The minister stressed that Algeria is the first African country to embark on a research program concerning the exploitation of shale gas with the aim of developing the sector and turning it into an important part of Algeria’s energy reserves. He added that Algeria’s shale gas extraction capabilities are not comparable with those of the United States, a leader in this field. "We hope to develop partnerships with all interested stakeholders who have the required technological expertise to develop these resources in our country," he said.
In his speech, he stressed that this is a new experience for Algeria, and that “this is why we would like to to work with companies that have demonstrated expertise in this field." Abdelmadjid Attar, President of the Algerian Association of the Gas Industry, organized the conference, which was attended by local and international experts such as Torstein Indrebo, General Secretary of the International Gas Union (IGU). Attar said that the two-day conference was the first of its kind in the MENA region, and that it aimed to provide a forum for discussion on new gas resources across the world and in Algeria, and find solutions to the anticipated technological and environmental challenges that gas exploration, development and exploitation entail.

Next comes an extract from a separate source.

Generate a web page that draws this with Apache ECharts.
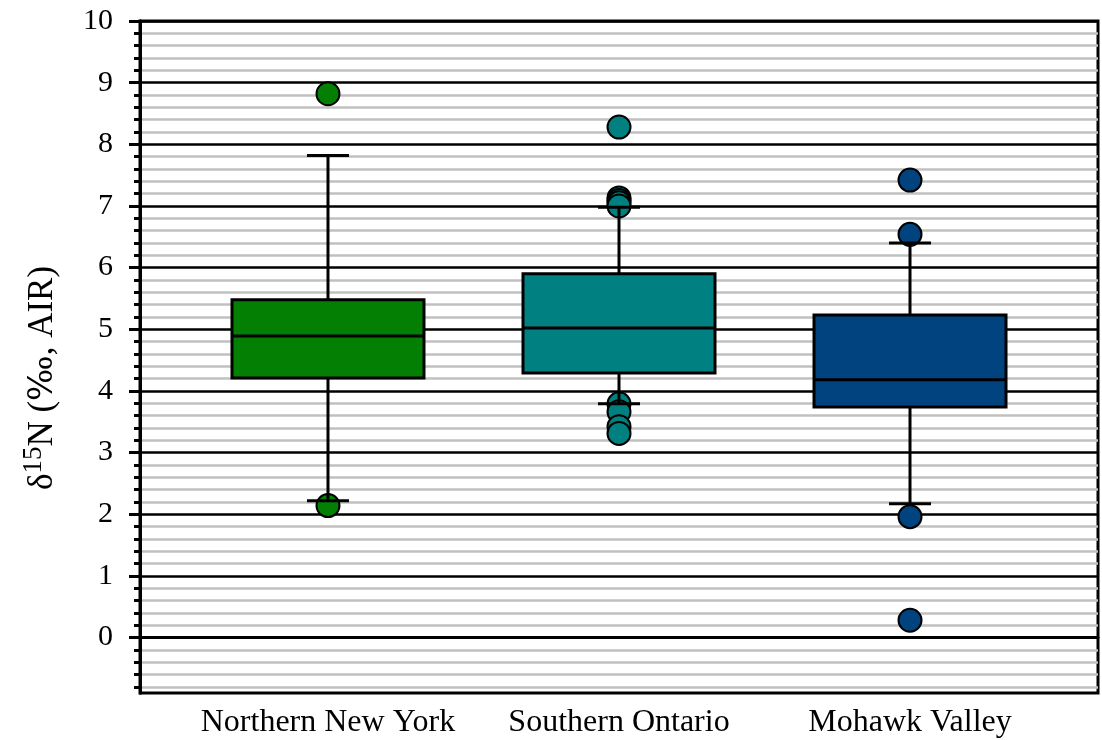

Abdul Hamid Zarkan, Chairman of the Algerian Association of Gas Industry, confirmed the goals announced by the Minister of Energy and Mines. Zarkan also mentioned the need to study the technological and environmental challenges that this gas development program will face, and take into account the high financial costs of such studies.
El-Khabar interviewed several specialists who revealed that Algeria’s first shale gas drilling project will include two basins, one of which is likely to be in the south-west of the country; the other is likely to be on the outskirts of Salah. These experts revealed an interesting fact about the drilling process: The gas is extracted by blowing up underground boulders using a combination of water and chemicals. This practice threatens ground and sea water.
Those interviewed revealed that the explosions would have to be very strong and that they would likely lead to cracks in the ground, causing the chemical-water solution to leak out into the environment, contaminating it. What’s more, in the exploratory region, water resources will be exhausted. These factors will be at the heart of an intense debate before any final decision on the project is reached.
Some experts on the pitfalls of shale gas drilling have questioned how European countries like France and Germany were able to prevent this type of exploration. Algeria seems to be engaging in this field for the sole purpose of following the US example.